Almanya is the name for Germany in Turkish, and the subtitle ”Wilkommen in Deutchland” refers to the main film’s main themes: cultural identity and integration. In the cheerful comedy-drama. We meet three generations in a family with roots in Turkey and who moved to Germany in the 1960s. One of the films greater questions is In which country and which culture the different family members feel at home. The answer is in no way simple.

 22 october 2013: Danish

Armadilo (2010)  105 min.

Directed by: Janus Metz Pedersen

Introductory Speaker: Erik Svendsen (The Presentation will be held in Danish)

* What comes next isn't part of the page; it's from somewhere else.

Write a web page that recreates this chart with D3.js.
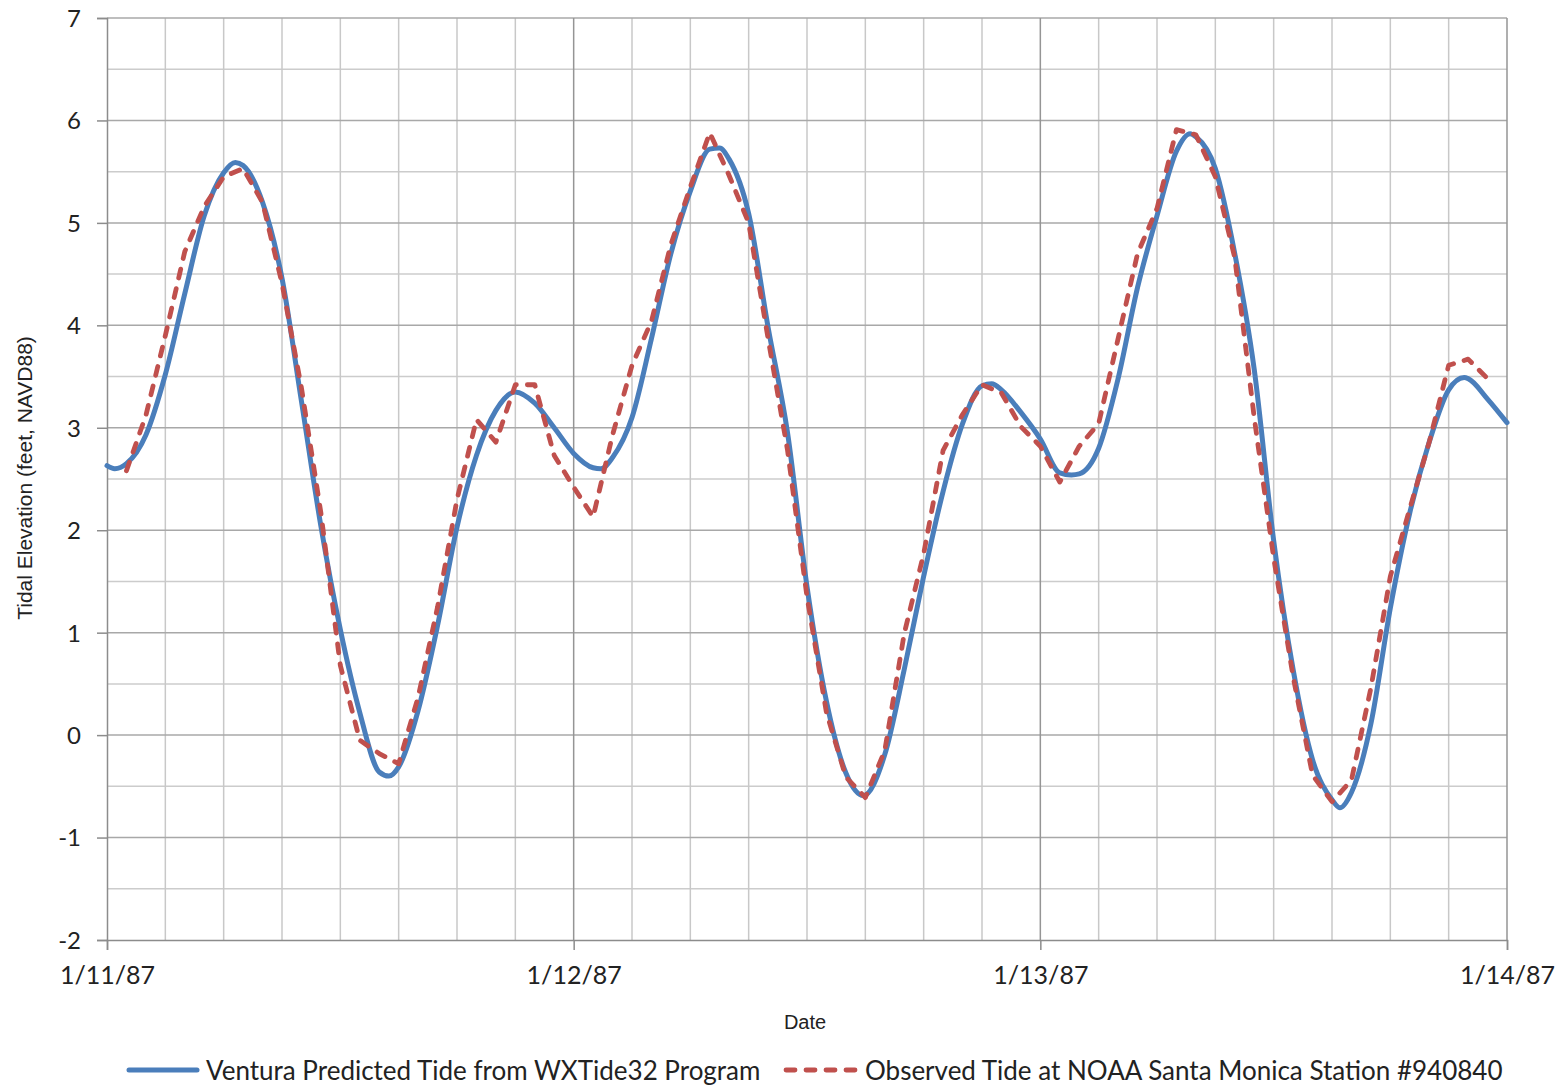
<!DOCTYPE html>
<html>
<head>
<meta charset="utf-8">
<script src="https://cdn.jsdelivr.net/npm/d3@7"></script>
<style>
  html, body { margin: 0; padding: 0; background: #fff; }
  svg { display: block; }
</style>
</head>
<body>
<svg id="chart" width="1560" height="1089"></svg>
<script>
// ---- Data (hours since 1/11/87 00:00, tidal elevation in feet NAVD88) ----
const predHours = [0,0.4,1,2,3,4,5,6,6.6,7,8,9,10,11,12,13,14,14.5,15,16,17,18,19,20,21,22,23,24,25,25.4,26,27,28,29,30,31,31.5,32,33,34,35,36,37,38,38.9,40,41,42,43,44,45,45.5,46,47,48,49,49.6,50,51,52,53,54,55,55.7,56,57,58,59,60,61,62,63,63.4,64,65,66,67,68,69,69.8,70,71,72];
const predValues = [2.63,2.60,2.65,2.93,3.52,4.31,5.07,5.49,5.59,5.56,5.20,4.46,3.26,2.04,1.03,0.22,-0.36,-0.40,-0.31,0.24,1.07,2.03,2.73,3.17,3.35,3.24,3.00,2.75,2.61,2.60,2.71,3.10,3.87,4.70,5.31,5.72,5.73,5.62,5.09,3.98,2.95,1.45,0.33,-0.37,-0.59,-0.19,0.64,1.55,2.38,3.04,3.41,3.43,3.37,3.15,2.89,2.56,2.54,2.55,2.80,3.48,4.37,5.07,5.70,5.87,5.84,5.53,4.70,3.57,1.90,0.64,-0.24,-0.63,-0.71,-0.56,0.11,1.24,2.17,2.86,3.37,3.49,3.48,3.28,3.05];

const obsHours = [1,2,3,4,5,6,7,8,9,10,11,12,13,14,15,16,17,18,19,20,21,22,23,24,25,26,27,28,29,30,31,32,33,34,35,36,37,38,39,40,41,42,43,44,45,46,47,48,49,50,51,52,53,54,55,56,57,58,59,60,61,62,63,64,65,66,67,68,69,70,71];
const obsValues = [2.58,3.12,3.90,4.72,5.16,5.45,5.53,5.20,4.41,3.39,2.17,0.68,-0.05,-0.18,-0.28,0.37,1.25,2.30,3.08,2.86,3.42,3.42,2.73,2.42,2.13,2.93,3.61,4.04,4.79,5.35,5.88,5.46,5.00,3.87,2.78,1.35,0.22,-0.41,-0.61,-0.15,0.99,1.77,2.78,3.13,3.42,3.34,3.01,2.82,2.47,2.82,3.04,3.87,4.70,5.14,5.91,5.86,5.45,4.66,3.10,1.73,0.57,-0.39,-0.65,-0.44,0.46,1.55,2.21,2.86,3.61,3.67,3.48];

const xTickHours = [0, 24, 48, 72];
const xTickLabels = ["1/11/87", "1/12/87", "1/13/87", "1/14/87"];
const yTicks = [-2,-1,0,1,2,3,4,5,6,7];
const seriesNames = ["Ventura Predicted Tide from WXTide32 Program", "Observed Tide at NOAA Santa Monica Station #940840"];

// ---- Layout ----
const L = 107, R = 1507, T = 18, B = 940;
const svg = d3.select("#chart");
const x = d3.scaleLinear().domain([0, 72]).range([L, R]);
const y = d3.scaleLinear().domain([-2, 7]).range([B, T]);

const BLUE = "#4a7ebb", RED = "#c0504d";
const TICKFONT = "Lato, 'Open Sans', sans-serif";

// grid
const g = svg.append("g");
const minorY = d3.range(-1.5, 7, 1);
g.selectAll(".hmin").data(minorY).join("line")
  .attr("x1", L).attr("x2", R).attr("y1", d => y(d)).attr("y2", d => y(d))
  .attr("stroke", "#cccccc").attr("stroke-width", 1.5);
const vMinor = d3.range(3, 72, 3).filter(h => h % 24 !== 0);
g.selectAll(".vmin").data(vMinor).join("line")
  .attr("x1", d => x(d)).attr("x2", d => x(d)).attr("y1", T).attr("y2", B)
  .attr("stroke", "#c8c8c8").attr("stroke-width", 1.5);
g.selectAll(".hmaj").data(yTicks.filter(d => d > -2)).join("line")
  .attr("x1", L).attr("x2", R).attr("y1", d => y(d)).attr("y2", d => y(d))
  .attr("stroke", "#a8a8a8").attr("stroke-width", 1.5);
g.selectAll(".vmaj").data(xTickHours.slice(1)).join("line")
  .attr("x1", d => x(d)).attr("x2", d => x(d)).attr("y1", T).attr("y2", B)
  .attr("stroke", "#959595").attr("stroke-width", 1.5);

// axes
const yAxis = d3.axisLeft(y).tickValues(yTicks).tickSize(10).tickFormat(d => String(d));
const ya = svg.append("g").attr("transform", `translate(${L},0)`).call(yAxis);
ya.select(".domain").attr("stroke", "#8c8c8c").attr("stroke-width", 1.5);
ya.selectAll(".tick line").attr("stroke", "#8c8c8c").attr("stroke-width", 1.5);
ya.selectAll(".tick text").attr("x", -26).attr("dy", "0.35em")
  .style("font-family", TICKFONT).style("font-size", "24px").attr("fill", "#222");

const xAxis = d3.axisBottom(x).tickValues(xTickHours).tickSize(10).tickFormat((d, i) => xTickLabels[i]);
const xa = svg.append("g").attr("transform", `translate(0,${B})`).call(xAxis);
xa.select(".domain").attr("stroke", "#8c8c8c").attr("stroke-width", 1.5);
xa.selectAll(".tick line").attr("stroke", "#8c8c8c").attr("stroke-width", 1.5);
xa.selectAll(".tick text").attr("y", 26).attr("dy", "0.71em")
  .style("font-family", TICKFONT).style("font-size", "25px").attr("fill", "#222");

// axis titles
svg.append("text").attr("x", 805).attr("y", 1029).attr("text-anchor", "middle")
  .style("font-family", "'Liberation Sans', Arial, sans-serif").style("font-size", "20px").attr("fill", "#222")
  .text("Date");
svg.append("text").attr("transform", `translate(32,478) rotate(-90)`).attr("text-anchor", "middle")
  .style("font-family", "'Liberation Sans', Arial, sans-serif").style("font-size", "21px").attr("fill", "#222")
  .text("Tidal Elevation (feet, NAVD88)");

// series
const pred = predHours.map((h, i) => [h, predValues[i]]);
const obs = obsHours.map((h, i) => [h, obsValues[i]]);
const lineSmooth = d3.line().x(d => x(d[0])).y(d => y(d[1])).curve(d3.curveMonotoneX);
const lineStraight = d3.line().x(d => x(d[0])).y(d => y(d[1]));

svg.append("path").datum(pred).attr("d", lineSmooth)
  .attr("fill", "none").attr("stroke", BLUE).attr("stroke-width", 5)
  .attr("stroke-linejoin", "round").attr("stroke-linecap", "round");
svg.append("path").datum(obs).attr("d", lineStraight)
  .attr("fill", "none").attr("stroke", RED).attr("stroke-width", 4.8)
  .attr("stroke-dasharray", "9,11").attr("stroke-linecap", "round").attr("stroke-linejoin", "round");

// legend
const lg = svg.append("g");
lg.append("line").attr("x1", 129).attr("x2", 197).attr("y1", 1070).attr("y2", 1070)
  .attr("stroke", BLUE).attr("stroke-width", 5).attr("stroke-linecap", "round");
lg.append("text").attr("x", 206).attr("y", 1071).attr("dy", "0.35em")
  .style("font-family", TICKFONT).style("font-size", "26px").attr("fill", "#222")
  .text(seriesNames[0]);
lg.append("line").attr("x1", 786).attr("x2", 858).attr("y1", 1070).attr("y2", 1070)
  .attr("stroke", RED).attr("stroke-width", 4.8).attr("stroke-dasharray", "9,11").attr("stroke-linecap", "round");
lg.append("text").attr("x", 865).attr("y", 1071).attr("dy", "0.35em")
  .style("font-family", TICKFONT).style("font-size", "26px").attr("fill", "#222")
  .text(seriesNames[1]);
</script>
</body>
</html>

In February 2009 a group of Danish soldiers accompanied by documentary filmmaker Janus Metz arrived at Armadillo, an army base in the southern Afghan province of Helmand. Metz and cameraman Lars Skree spent six months following the lives of young soldiers situated less than a kilometer away from Taliban positions. The outcome of their work is a gripping and highly authentic war drama that was justly awarded the Grand Prix de la Semaine de la Critique at this year's Cannes film festival. But it also provoked furious debate in Denmark concerning the controversial behavior of certain Danish soldiers during a shootout with Taliban fighters. The filmmakers repeatedly risked their lives shooting this tense, brilliantly edited, and visually sophisticated probe into the psychology of young men in the midst of a senseless war whose victims are primarily local villagers. 

5 November: History

Katyn (2007)  122 min.

Directed by: Andrzej Wajda

Introductory Speaker: Carsten Tage Nielsen

On 17 September 1939, a group of Polish officers and soldiers are imprisoned by the Soviet Army on the border of Poland. Anna and her daughter Nika travel from Krakow to meet her husband and officer Andrzej and they try to convince him to leave the soldiers and escape back home. However, Andrzej refuses to leave the troop and is deported to USSR. Later the Soviet tells that the Polish officers had been massacred by the Germans in the Katyn Forest with a shot on the back of the neck. However Anna retrieves Andrzej's diary and discloses that the soldiers had been actually murdered by the Soviet Army.

19 November: Philosophy

Late Spring (1949)  108 min.

Directed by: Yasujiro Ozu

Introductory Speaker: Anne Elisabeth Sejten

Noriko is 27 years old and is still living with her father Somiya, a widower. Noriko just recovered from an illness she developed in the war, and now the important question pops up: when will Noriko start thinking about marriage? Everybody who is important in her life tries to talk her into it: her father, her aunt, a girlfriend. But Noriko doesn't want to get married, she seems extremely happy with her life. She wants to stay with her father to take care of him. After all, she knows best of his manners and peculiarities. But Noriko's aunt doesn't want to give up. She arranges a partner for her and thinks of a plan that will convince Noriko her father can be left alone.

3 December: English

Midnight in Paris (2011)  100 min.

Directed by: Woody Allen

Introductory Speaker: Camelia Elias

Gil and Inez travel to Paris as a tag-along vacation on her parents' business trip. Gil is a successful Hollywood writer but is struggling on his first novel. He falls in love with the city and thinks they should move there after they get married, but Inez does not share his romantic notions of the city or the idea that the 1920s was the golden age. When Inez goes off dancing with her friends, Gil takes a walk at midnight and discovers what could be the ultimate source of inspiration for writing. Gil's daily walks at midnight in Paris could take him closer to the heart of the city but further from the woman he's about to marry.